• [WHAT YOU NEED TO DO]: Omit pictures and quote the listing below line by line, from its start through the line that holds "fig.savefig('out.png', dpi=100, facecolor='white')".

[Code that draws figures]
----

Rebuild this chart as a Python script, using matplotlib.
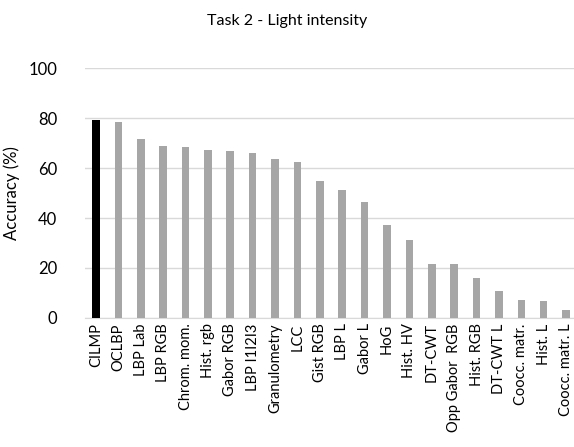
import matplotlib.pyplot as plt

plt.rcParams['font.family'] = ['Lato', 'DejaVu Sans']

methods = ['CILMP', 'OCLBP', 'LBP Lab', 'LBP RGB', 'Chrom. mom.', 'Hist. rgb',
           'Gabor RGB', 'LBP I1I2I3', 'Granulometry', 'LCC', 'Gist RGB', 'LBP L',
           'Gabor L', 'HoG', 'Hist. HV', 'DT-CWT', 'Opp Gabor  RGB', 'Hist. RGB',
           'DT-CWT L', 'Coocc. matr.', 'Hist. L', 'Coocc. matr. L']
accuracy = [79.3, 78.7, 71.8, 68.8, 68.4, 67.1, 66.8, 66.2, 63.6, 62.6, 55.0, 51.1,
            46.4, 37.4, 31.3, 21.5, 21.4, 15.8, 10.6, 7.1, 6.6, 3.1]

fig = plt.figure(figsize=(5.74, 4.47), dpi=100)
ax = fig.add_axes([0.1477, 0.289, 0.858, 0.558])

colors = ['black'] + ['#a6a6a6'] * (len(methods) - 1)
x = range(len(methods))
ax.bar(x, accuracy, width=0.34, color=colors, zorder=3)

ax.set_ylim(0, 100)
ax.set_xlim(-0.5, len(methods) - 0.5)
ax.set_yticks(range(0, 101, 20))
ax.tick_params(axis='y', length=0, labelsize=12, pad=20)
ax.tick_params(axis='x', length=0, labelsize=10.5, pad=4)
ax.set_xticks(list(x))
ax.set_xticklabels(methods, rotation=90)
ax.grid(axis='y', color='#d9d9d9', lw=1, zorder=0)
for s in ['top', 'right', 'left']:
    ax.spines[s].set_visible(False)
ax.spines['bottom'].set_color('#d9d9d9')
ax.set_ylabel('Accuracy (%)', fontsize=12, labelpad=6)
fig.text(0.5, 0.953, 'Task 2 - Light intensity', ha='center', va='center', fontsize=11.5)

fig.savefig('out.png', dpi=100, facecolor='white')
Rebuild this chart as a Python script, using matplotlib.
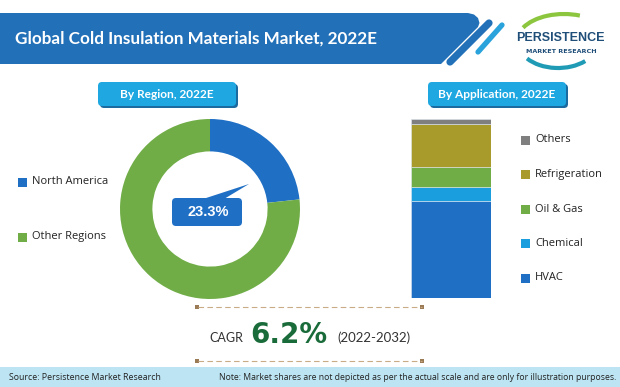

----

• [OUTPUT FOR THIS TASK]:
Rebuild this chart as a Python script, using matplotlib.
import matplotlib.pyplot as plt

plt.rcParams['font.family'] = ['Lato', 'DejaVu Sans']

methods = ['CILMP', 'OCLBP', 'LBP Lab', 'LBP RGB', 'Chrom. mom.', 'Hist. rgb',
           'Gabor RGB', 'LBP I1I2I3', 'Granulometry', 'LCC', 'Gist RGB', 'LBP L',
           'Gabor L', 'HoG', 'Hist. HV', 'DT-CWT', 'Opp Gabor  RGB', 'Hist. RGB',
           'DT-CWT L', 'Coocc. matr.', 'Hist. L', 'Coocc. matr. L']
accuracy = [79.3, 78.7, 71.8, 68.8, 68.4, 67.1, 66.8, 66.2, 63.6, 62.6, 55.0, 51.1,
            46.4, 37.4, 31.3, 21.5, 21.4, 15.8, 10.6, 7.1, 6.6, 3.1]

fig = plt.figure(figsize=(5.74, 4.47), dpi=100)
ax = fig.add_axes([0.1477, 0.289, 0.858, 0.558])

colors = ['black'] + ['#a6a6a6'] * (len(methods) - 1)
x = range(len(methods))
ax.bar(x, accuracy, width=0.34, color=colors, zorder=3)

ax.set_ylim(0, 100)
ax.set_xlim(-0.5, len(methods) - 0.5)
ax.set_yticks(range(0, 101, 20))
ax.tick_params(axis='y', length=0, labelsize=12, pad=20)
ax.tick_params(axis='x', length=0, labelsize=10.5, pad=4)
ax.set_xticks(list(x))
ax.set_xticklabels(methods, rotation=90)
ax.grid(axis='y', color='#d9d9d9', lw=1, zorder=0)
for s in ['top', 'right', 'left']:
    ax.spines[s].set_visible(False)
ax.spines['bottom'].set_color('#d9d9d9')
ax.set_ylabel('Accuracy (%)', fontsize=12, labelpad=6)
fig.text(0.5, 0.953, 'Task 2 - Light intensity', ha='center', va='center', fontsize=11.5)

fig.savefig('out.png', dpi=100, facecolor='white')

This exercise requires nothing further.